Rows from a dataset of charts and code
___
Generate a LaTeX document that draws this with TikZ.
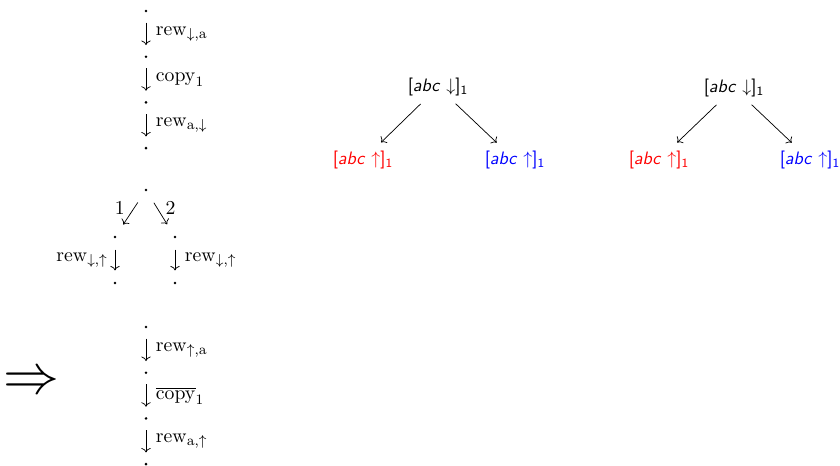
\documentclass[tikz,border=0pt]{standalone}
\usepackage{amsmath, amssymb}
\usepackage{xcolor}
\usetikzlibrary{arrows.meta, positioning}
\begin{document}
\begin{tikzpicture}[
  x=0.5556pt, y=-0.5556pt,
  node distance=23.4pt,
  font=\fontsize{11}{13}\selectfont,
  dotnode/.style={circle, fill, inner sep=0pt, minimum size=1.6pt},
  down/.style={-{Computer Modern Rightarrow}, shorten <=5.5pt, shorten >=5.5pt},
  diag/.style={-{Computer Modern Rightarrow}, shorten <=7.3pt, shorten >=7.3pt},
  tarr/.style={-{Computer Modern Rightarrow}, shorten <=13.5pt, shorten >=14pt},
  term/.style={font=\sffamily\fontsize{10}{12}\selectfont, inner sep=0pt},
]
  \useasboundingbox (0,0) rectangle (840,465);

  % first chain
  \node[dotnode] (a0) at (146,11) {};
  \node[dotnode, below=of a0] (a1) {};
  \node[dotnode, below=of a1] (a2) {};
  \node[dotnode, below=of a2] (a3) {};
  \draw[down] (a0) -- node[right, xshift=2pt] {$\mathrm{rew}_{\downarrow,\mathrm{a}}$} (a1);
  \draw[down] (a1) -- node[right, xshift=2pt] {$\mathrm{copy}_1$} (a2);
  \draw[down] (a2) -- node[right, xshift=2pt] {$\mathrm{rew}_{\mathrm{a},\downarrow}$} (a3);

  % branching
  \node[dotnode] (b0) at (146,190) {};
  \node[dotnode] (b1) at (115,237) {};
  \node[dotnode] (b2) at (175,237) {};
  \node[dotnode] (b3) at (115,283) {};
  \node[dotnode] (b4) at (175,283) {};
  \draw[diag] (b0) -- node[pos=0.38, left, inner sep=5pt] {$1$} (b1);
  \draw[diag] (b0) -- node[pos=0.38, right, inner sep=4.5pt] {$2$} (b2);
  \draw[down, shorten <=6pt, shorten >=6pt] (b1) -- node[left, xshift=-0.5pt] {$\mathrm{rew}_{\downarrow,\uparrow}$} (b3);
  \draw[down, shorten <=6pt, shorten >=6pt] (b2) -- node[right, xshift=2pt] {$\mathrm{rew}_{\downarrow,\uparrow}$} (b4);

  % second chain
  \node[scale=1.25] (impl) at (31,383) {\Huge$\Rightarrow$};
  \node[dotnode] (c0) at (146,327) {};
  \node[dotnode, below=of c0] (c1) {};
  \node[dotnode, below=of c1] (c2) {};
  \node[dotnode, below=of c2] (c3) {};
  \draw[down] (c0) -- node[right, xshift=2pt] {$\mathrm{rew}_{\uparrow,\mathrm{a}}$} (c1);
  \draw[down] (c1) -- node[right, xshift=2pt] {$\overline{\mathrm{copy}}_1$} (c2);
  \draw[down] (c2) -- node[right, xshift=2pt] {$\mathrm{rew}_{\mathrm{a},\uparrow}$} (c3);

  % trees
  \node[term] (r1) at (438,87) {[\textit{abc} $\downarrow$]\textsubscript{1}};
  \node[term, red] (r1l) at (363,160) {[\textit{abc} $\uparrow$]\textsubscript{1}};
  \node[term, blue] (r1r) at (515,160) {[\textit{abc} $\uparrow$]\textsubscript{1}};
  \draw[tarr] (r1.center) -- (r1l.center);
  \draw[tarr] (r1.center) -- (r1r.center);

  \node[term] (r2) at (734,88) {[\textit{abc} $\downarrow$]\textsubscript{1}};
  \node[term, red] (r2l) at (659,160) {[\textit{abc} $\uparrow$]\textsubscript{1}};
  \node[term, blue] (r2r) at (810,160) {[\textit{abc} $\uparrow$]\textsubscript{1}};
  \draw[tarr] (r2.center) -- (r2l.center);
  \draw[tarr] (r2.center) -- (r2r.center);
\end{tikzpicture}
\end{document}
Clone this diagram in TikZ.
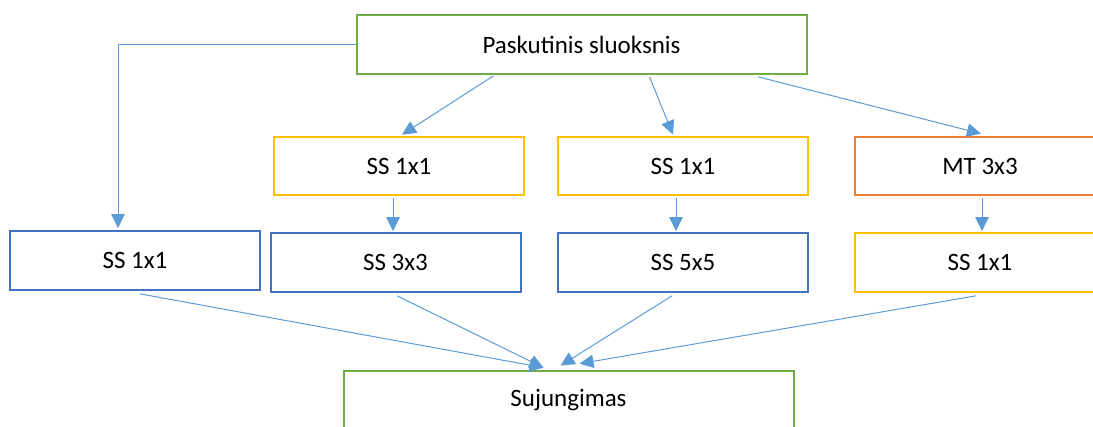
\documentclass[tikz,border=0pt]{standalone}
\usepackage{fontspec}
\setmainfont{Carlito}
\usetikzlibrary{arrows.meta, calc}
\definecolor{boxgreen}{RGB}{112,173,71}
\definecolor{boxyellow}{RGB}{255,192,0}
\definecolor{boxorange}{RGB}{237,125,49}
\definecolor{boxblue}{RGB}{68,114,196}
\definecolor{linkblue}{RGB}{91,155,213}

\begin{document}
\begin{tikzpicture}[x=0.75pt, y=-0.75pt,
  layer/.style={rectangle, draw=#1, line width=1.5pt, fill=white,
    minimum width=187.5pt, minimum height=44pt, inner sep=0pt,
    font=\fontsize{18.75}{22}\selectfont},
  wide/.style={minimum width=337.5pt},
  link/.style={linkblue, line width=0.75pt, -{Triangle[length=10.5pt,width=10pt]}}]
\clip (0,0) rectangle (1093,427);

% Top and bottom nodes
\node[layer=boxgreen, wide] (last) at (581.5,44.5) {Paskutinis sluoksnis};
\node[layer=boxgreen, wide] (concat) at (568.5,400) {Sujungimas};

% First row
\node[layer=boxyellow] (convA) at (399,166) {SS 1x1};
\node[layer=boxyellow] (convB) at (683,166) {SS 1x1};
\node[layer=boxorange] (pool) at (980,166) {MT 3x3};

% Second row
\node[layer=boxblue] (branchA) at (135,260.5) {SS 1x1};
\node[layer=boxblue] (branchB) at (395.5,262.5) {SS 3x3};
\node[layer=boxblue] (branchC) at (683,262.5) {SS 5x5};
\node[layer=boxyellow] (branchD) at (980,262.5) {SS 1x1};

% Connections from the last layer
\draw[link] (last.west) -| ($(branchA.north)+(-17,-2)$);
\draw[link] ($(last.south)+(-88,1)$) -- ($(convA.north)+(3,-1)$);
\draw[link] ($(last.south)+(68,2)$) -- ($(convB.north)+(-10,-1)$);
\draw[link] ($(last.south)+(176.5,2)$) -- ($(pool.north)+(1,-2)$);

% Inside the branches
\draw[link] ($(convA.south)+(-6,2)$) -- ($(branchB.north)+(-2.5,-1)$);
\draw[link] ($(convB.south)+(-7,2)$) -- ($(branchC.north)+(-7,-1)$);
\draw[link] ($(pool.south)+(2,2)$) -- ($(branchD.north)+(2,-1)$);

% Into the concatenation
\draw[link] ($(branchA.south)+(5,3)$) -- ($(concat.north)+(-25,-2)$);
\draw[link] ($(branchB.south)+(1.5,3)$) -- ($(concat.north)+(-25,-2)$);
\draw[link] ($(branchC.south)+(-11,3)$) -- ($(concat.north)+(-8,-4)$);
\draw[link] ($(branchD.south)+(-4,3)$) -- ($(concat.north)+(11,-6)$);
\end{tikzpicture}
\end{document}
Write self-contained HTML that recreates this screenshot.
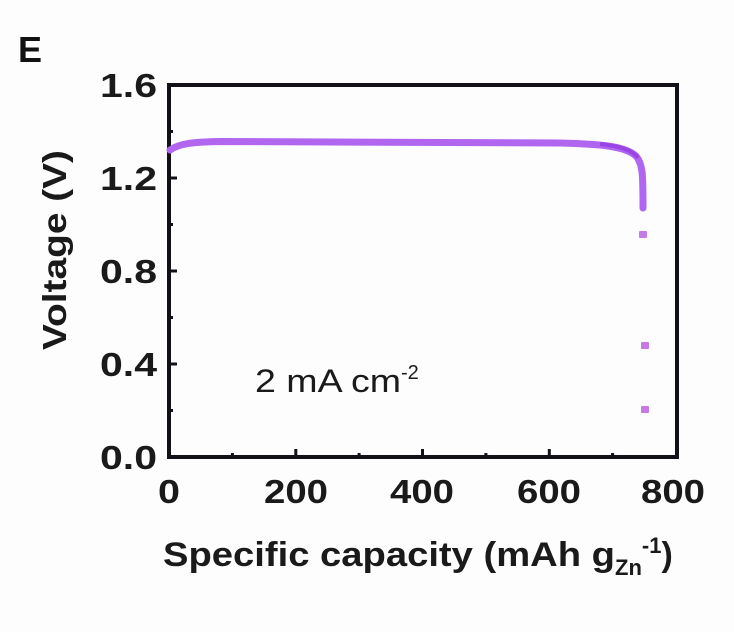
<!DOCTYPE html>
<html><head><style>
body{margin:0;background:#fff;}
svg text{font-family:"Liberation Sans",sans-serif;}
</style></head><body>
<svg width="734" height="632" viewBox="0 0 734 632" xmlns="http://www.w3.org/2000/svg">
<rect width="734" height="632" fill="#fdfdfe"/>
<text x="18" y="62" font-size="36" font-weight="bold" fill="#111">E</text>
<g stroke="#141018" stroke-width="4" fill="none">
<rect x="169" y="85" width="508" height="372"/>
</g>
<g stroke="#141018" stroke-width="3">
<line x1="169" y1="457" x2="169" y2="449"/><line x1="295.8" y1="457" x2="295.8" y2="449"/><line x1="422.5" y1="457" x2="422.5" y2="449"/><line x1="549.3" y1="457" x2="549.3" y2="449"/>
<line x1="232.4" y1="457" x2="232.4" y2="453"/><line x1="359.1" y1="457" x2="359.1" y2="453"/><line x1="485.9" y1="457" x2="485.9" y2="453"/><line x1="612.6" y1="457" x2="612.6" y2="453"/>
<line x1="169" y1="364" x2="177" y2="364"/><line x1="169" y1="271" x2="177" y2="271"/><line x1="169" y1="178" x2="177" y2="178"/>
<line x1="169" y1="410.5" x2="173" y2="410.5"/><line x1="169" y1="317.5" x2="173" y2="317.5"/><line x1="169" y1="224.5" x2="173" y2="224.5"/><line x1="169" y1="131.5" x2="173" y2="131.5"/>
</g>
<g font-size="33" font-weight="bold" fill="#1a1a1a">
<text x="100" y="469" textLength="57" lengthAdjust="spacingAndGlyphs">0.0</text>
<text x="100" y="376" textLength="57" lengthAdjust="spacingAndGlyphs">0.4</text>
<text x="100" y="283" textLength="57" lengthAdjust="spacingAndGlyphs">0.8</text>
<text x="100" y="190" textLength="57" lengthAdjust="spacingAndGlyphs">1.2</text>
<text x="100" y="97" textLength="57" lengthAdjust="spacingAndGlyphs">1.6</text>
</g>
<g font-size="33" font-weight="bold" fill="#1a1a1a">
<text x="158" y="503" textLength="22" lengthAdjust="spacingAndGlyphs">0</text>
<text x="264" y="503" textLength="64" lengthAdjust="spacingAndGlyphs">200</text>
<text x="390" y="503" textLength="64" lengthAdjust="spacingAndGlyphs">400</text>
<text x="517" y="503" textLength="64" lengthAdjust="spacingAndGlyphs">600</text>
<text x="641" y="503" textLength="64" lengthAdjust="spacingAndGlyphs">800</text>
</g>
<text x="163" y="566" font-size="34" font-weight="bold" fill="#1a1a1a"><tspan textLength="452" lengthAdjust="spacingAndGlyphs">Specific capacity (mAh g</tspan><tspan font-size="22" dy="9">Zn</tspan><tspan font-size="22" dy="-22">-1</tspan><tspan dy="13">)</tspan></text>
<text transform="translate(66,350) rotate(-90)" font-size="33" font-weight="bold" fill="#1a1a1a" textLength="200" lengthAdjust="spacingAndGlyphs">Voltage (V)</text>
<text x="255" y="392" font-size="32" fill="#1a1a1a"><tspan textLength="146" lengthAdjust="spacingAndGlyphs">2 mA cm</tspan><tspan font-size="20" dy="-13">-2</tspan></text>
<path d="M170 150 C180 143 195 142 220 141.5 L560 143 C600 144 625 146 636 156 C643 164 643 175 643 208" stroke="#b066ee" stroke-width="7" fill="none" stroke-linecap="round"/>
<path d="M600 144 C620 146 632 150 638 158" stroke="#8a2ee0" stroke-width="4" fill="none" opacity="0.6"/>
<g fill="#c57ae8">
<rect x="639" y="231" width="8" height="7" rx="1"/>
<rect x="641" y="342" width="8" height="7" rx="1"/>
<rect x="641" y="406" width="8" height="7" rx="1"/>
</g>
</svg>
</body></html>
___
[Problem requirements]:
Emit the lines of the material exactly, from its first line to the line containing "(0,0) rectangle (840,465);", inclusive; leave every picture out.

[The response]:
Generate a LaTeX document that draws this with TikZ.
\documentclass[tikz,border=0pt]{standalone}
\usepackage{amsmath, amssymb}
\usepackage{xcolor}
\usetikzlibrary{arrows.meta, positioning}
\begin{document}
\begin{tikzpicture}[
  x=0.5556pt, y=-0.5556pt,
  node distance=23.4pt,
  font=\fontsize{11}{13}\selectfont,
  dotnode/.style={circle, fill, inner sep=0pt, minimum size=1.6pt},
  down/.style={-{Computer Modern Rightarrow}, shorten <=5.5pt, shorten >=5.5pt},
  diag/.style={-{Computer Modern Rightarrow}, shorten <=7.3pt, shorten >=7.3pt},
  tarr/.style={-{Computer Modern Rightarrow}, shorten <=13.5pt, shorten >=14pt},
  term/.style={font=\sffamily\fontsize{10}{12}\selectfont, inner sep=0pt},
]
  \useasboundingbox (0,0) rectangle (840,465);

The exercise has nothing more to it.